Tatsächlich plant Schweden unter der Führung der Energieministerin Ebba Busch die Inbetriebnahme von zehn neuen Kernreaktoren bis 2045. Das atomare Endlager bei Forsmark soll den radioaktiven Müll für 100.000 Jahre speichern.

AKW-Bau in Großbritannien kostet nun 38 Milliarden Pfund

Neben dem fehlenden Endlager für Atommüll spricht Habeck auf der Bühne auch das Problem der Kosten für die Kernenergie an. So sei der Atomstrom in Frankreich subventioniert, der Staatskonzern EDF, der für die Kernkraft zuständig ist, habe 70 Milliarden Euro an Schulden. „Das würde ich gerne mal sehen, dass ein Stadtwerk oder irgendein in Energiekonzern in Deutschland 70 Milliarden Euro Schulden machen will, die wären alle insolvent“.
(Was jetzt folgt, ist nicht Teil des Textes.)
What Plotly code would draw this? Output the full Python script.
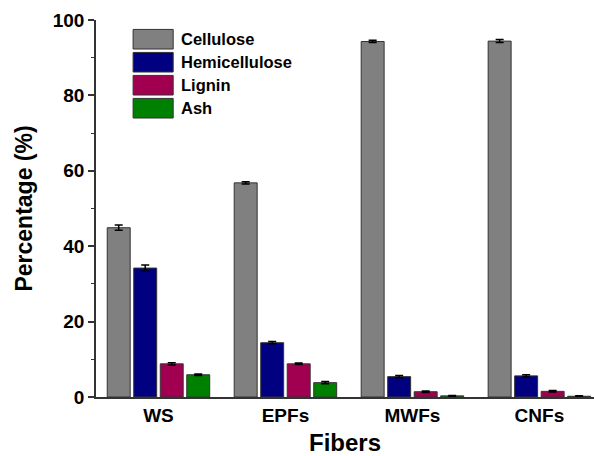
import plotly.graph_objects as go

categories = ["WS", "EPFs", "MWFs", "CNFs"]
series_names = ["Cellulose", "Hemicellulose", "Lignin", "Ash"]
cellulose = [44.9, 56.8, 94.3, 94.4]
hemicellulose = [34.2, 14.4, 5.4, 5.6]
lignin = [8.8, 8.8, 1.4, 1.5]
ash = [5.9, 3.8, 0.3, 0.2]
err_cellulose = [0.7, 0.3, 0.3, 0.4]
err_hemicellulose = [0.8, 0.3, 0.3, 0.3]
err_lignin = [0.3, 0.2, 0.2, 0.2]
err_ash = [0.2, 0.3, 0.1, 0.1]
colors = ["#808080", "#000080", "#A0004F", "#008000"]
y_ticks = [0, 20, 40, 60, 80, 100]

values = [cellulose, hemicellulose, lignin, ash]
errors = [err_cellulose, err_hemicellulose, err_lignin, err_ash]

FONT = "Liberation Sans, Arial, sans-serif"

fig = go.Figure()
xpos = list(range(len(categories)))
for name, vals, errs, col in zip(series_names, values, errors, colors):
    fig.add_trace(go.Bar(
        x=xpos, y=vals, name=name,
        marker=dict(color=col, line=dict(color="#333333", width=1)),
        error_y=dict(type="data", array=errs, color="black", thickness=1.5, width=4),
        showlegend=False,
    ))

# custom legend (large boxes like the original)
box_x0, box_x1 = 0.0745, 0.155
text_x = 0.166
row_h = 0.061
top = 0.975
for i, (name, col) in enumerate(zip(series_names, colors)):
    y1 = top - i * row_h
    y0 = y1 - 0.052
    fig.add_shape(type="rect", xref="paper", yref="paper",
                  x0=box_x0, x1=box_x1, y0=y0, y1=y1,
                  fillcolor=col, line=dict(color="#333333", width=1))
    fig.add_annotation(xref="paper", yref="paper", x=text_x, y=(y0 + y1) / 2,
                       text=name, showarrow=False, xanchor="left", yanchor="middle",
                       font=dict(family=FONT, size=16.5, color="black", weight="bold"))

fig.update_layout(
    width=594, height=456,
    margin=dict(l=96, r=0, t=20, b=59),
    paper_bgcolor="white", plot_bgcolor="white",
    barmode="group", bargap=0.165, bargroupgap=0.134,
    xaxis=dict(
        range=[-0.492, 3.43], tickmode="array", tickvals=xpos, ticktext=categories,
        ticks="", showline=True, linecolor="#333333", linewidth=1.5,
        showgrid=False, zeroline=False,
        tickfont=dict(family=FONT, size=19, color="black", weight="bold"),
        title=dict(text="Fibers", font=dict(family=FONT, size=24, color="black", weight="bold"), standoff=10),
    ),
    yaxis=dict(
        range=[0, 100], tickmode="array", tickvals=y_ticks,
        ticks="outside", ticklen=6, tickwidth=1.5, tickcolor="#333333",
        minor=dict(dtick=10, ticks="outside", ticklen=3, tickwidth=1.2, tickcolor="#333333"),
        showline=True, linecolor="#333333", linewidth=1.5,
        showgrid=False, zeroline=False,
        tickfont=dict(family=FONT, size=19, color="black", weight="bold"),
        title=dict(text="Percentage (%)", font=dict(family=FONT, size=23, color="black", weight="bold"), standoff=14),
    ),
)

fig.write_html("out.html")
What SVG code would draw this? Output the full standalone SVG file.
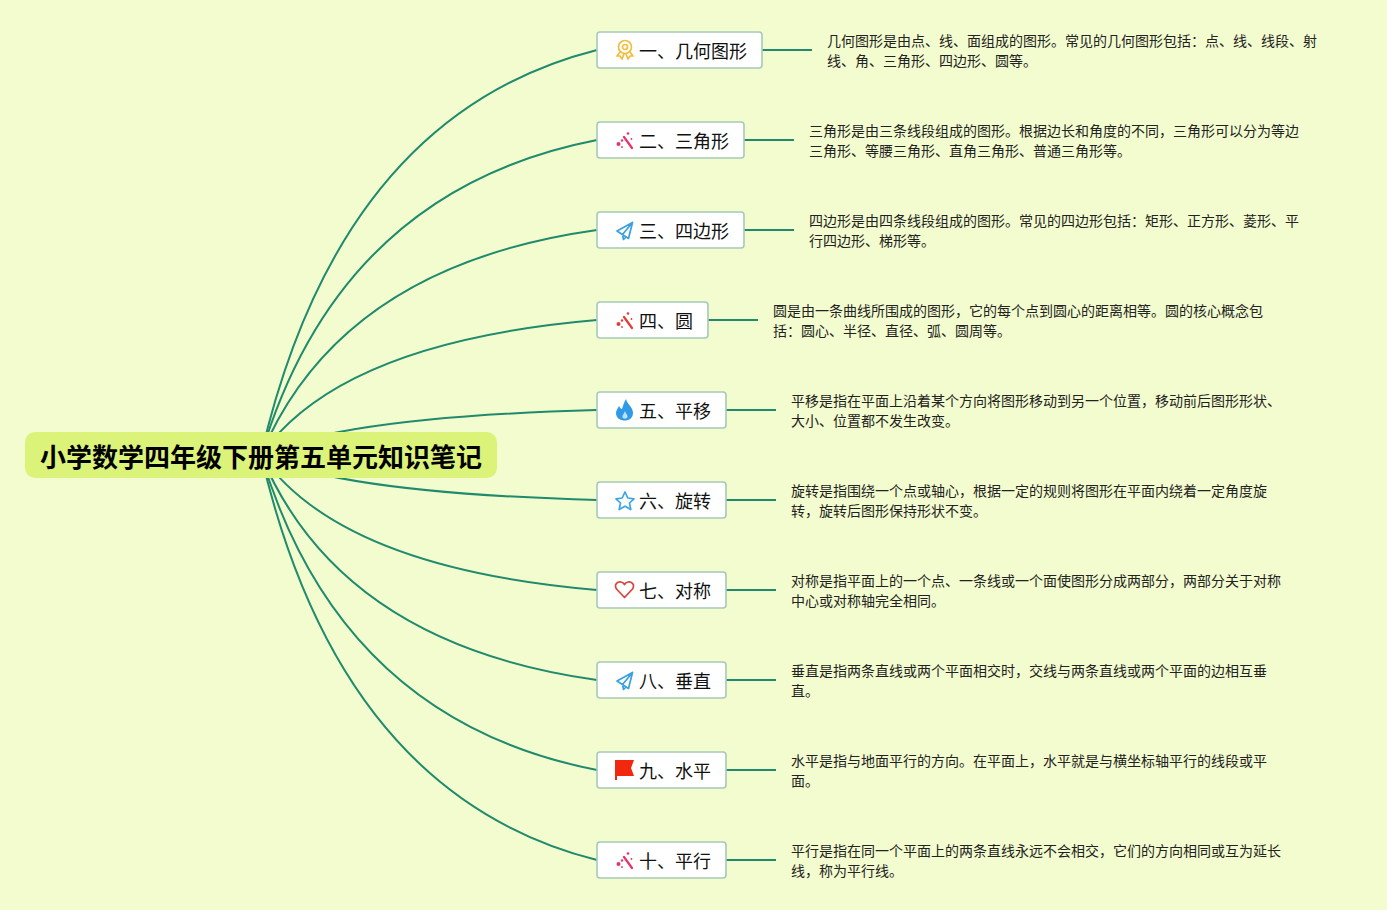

Auch die Kosten der Renovierung dieser Kraftwerke sei extrem teuer, so Habeck weiter. EDF plant aktuell auch den Bau eines neuen Kraftwerks in Großbritannien, wo sich Kosten von 21 auf 38 Milliarden Pfund erhöht hätten. In der Tat könnten die Kosten am Ende eher bei 40 Milliarden Pfund liegen, wie der Spiegel im Januar berichtete, weshalb sich ein chinesischer Investor lieber zurückziehen will. Zudem verzögert sich die Inbetriebnahme um mehrere Jahre nach hinten. „Bei den Gaskraftwerken sprechen wir von ungefähr einer Milliarde Euro. So viel also zum Thema günstiger Atomstrom“, so Habeck.

Außerdem widerlegt der Wirtschaftsminister die viel zitierte Aussage, dass Deutschland besonders viel Atomkraft aus Frankreich und anderen Ländern importieren müsse, weil wir den eigenen Strombedarf nicht decken könnten. Habeck sagt, gerade mal zwei Prozent des deutschen Stromverbrauchs sei 2023 importiert, von diesen zwei Prozent bestünden 25 Prozent aus der Kernenergie. „Von wegen, wir hängen am französischen Atomstrom - das ist alles homöopathisch, wenn ich das mal so sagen darf“.

Diese Zahlen stammen von der Denkfabrik Agora Energiewende. In deren Report zum aktuellen Stand der Energiewende schreiben die Autoren allerdings auch, dass der Atomkraftausstieg auch dazu geführt hat: „Nach zwei Jahrzehnten mit Nettoexporten wurde Deutschland 2023 erstmals wieder zum Nettoimporteur von Strom.“ Der meiste Strom wurde jedoch aus erneuerbaren Quellen Skandinavien importiert, so die Autoren weiter.